"İçtihat Metni"
MAHKEMESİ :Asliye Hukuk Mahkemesi
SAYISI : 2019/281 E., 2023/325 K.
Mahkeme kararı davalı ... vekili ve davalı ... vekili tarafından temyiz edilmekle; kesinlik, süre, temyiz şartı ve diğer usul eksiklikleri yönünden yapılan ön inceleme sonucunda, temyiz dilekçesinin kabulüne karar verildikten ve Tetkik Hâkimi tarafından hazırlanan rapor dinlendikten sonra dosyadaki belgeler incelenip gereği düşünüldü:
I. DAVA
Davacılar vekili dilekçesinde özetle; davacıların dava dışı anneleri ...'ün ... ilçesi, ... Mahallesi, ... mevkinde bulunan 341 ada 1 parsel sayılı taşınmazının torunu olan davalı ... tarafından 8.000,00 TL bedelle muvazaalı olarak temellük edildiğini, davalı ...'in taşınmazı satın alacak maddi gücü olmadığını, söz konusu parselin rayiç değerinin 300.000,00 TL olduğunu, tapudaki satış değerinin ...'ün aldatıldığını gösterdiğini, adı geçenin taşınmazı 06.11.2013 tarihinde arkadaşı dava dışı ...'a, onun da davalı ...'in akrabası olan diğer davalı ...'ye devrettiğini, ...'ün oğlu dava dışı ...'ın (davalı ...'in babası) yönlendirmesi ve kandırması ile bu işlemlerin yapıldığını, ...'ün işlem tarihinde fiil ehliyetinin de bulunmadığını ileri sürerek taşınmazın tapu kaydının iptali ile ... adına tapuya kayıt ve tescilini talep ve dava etmiştir.
II. CEVAP
Davalı ... vekili cevap dilekçesinde özetle; davacının hangi hukuki sebebe dayandığının dava dilekçesinden anlaşılamadığını, davaya konu taşınmazın eski maliki ...'ün halen hayatta olması sebebiyle çocukları olan davacıların muvazaa sebebine dayalı dava açamayacaklarını, taraf muvazaasına dayalı açılacak bir iptal davasında ise davacı sıfatının ...'de olması gerektiğini, davacıların annesi ve dava konusu taşınmazın eski maliki olan ...'ye vasi tayin edilip edilmediği, edilmiş ise tarihi ve kimin vasi olduğu konularında müvekkilinin bilgi sahibi olmadığını, iyi niyetle, bedeli mukabilinde taşınmazı satın aldığını, taşınmazın devri esnasında ...'nin akli melekelerinin yerinde olduğunu bildirir Gölhisar Aile Sağlığı Merkezinden alınan 06.11.2023 tarihli ve 10247 protokol nolu sağlık raporunun da Tapu Sicil Müdürlüğüne verildiğini, satış anında dava dışı ...'ün kısıtlı olmadığını, tam ehliyetli olup tüm malı üzerinde dilediği gibi tasarruf hakkına sahip olduğunu ileri sürerek davanın reddine karar verilmesini talep etmiştir.

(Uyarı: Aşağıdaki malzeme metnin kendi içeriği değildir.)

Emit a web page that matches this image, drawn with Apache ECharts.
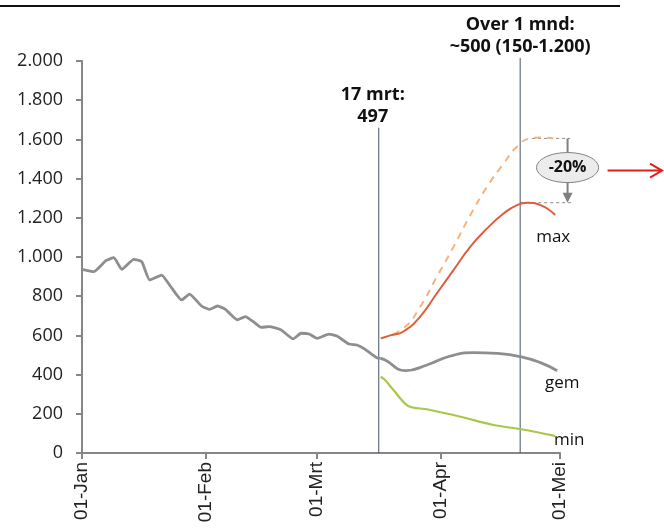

Davalı ... cevap dilekçesinde özetle; ... ve davalı ... ile bir ilgisinin olmadığını, tapu kayıtlara güvenerek iyi niyetle taşınmazı aldığını, davacıların satış işleminin tarafı olmaması ve aynı zamanda vasi olmaması nedeniyle dava açma ehliyetlerinin bulunmadığını, kaldı ki vasi atanmasına ilişkin ortada verilmiş ve kesinleşmiş bir karar da bulunmadığından davacıların davada taraf olma hakkının olmadığını, taşınmazın satışının gerçek bir satış olduğunu ve taşınmazı bedelini ödeyerek satın aldığını ileri sürerek davanın reddine karar verilmesini talep etmiştir.
III. MAHKEME KARARI
Mahkemenin 08.09.2015 tarih ve 2014/30 Esas, 2015/319 Karar sayılı kararıyla; dava tarihinde davacıların dava açma ehliyetleri bulunmadığı gerekçesiyle davanın usulden reddine karar verilmiştir.
IV. BOZMA VE BOZMADAN SONRAKİ YARGILAMA SÜRECİ
A. Bozma Kararı
1. Mahkemenin yukarıda tarih ve sayısı belirtilen kararına karşı süresi içinde davacılar vekili temyiz başvurusunda bulunmuştur.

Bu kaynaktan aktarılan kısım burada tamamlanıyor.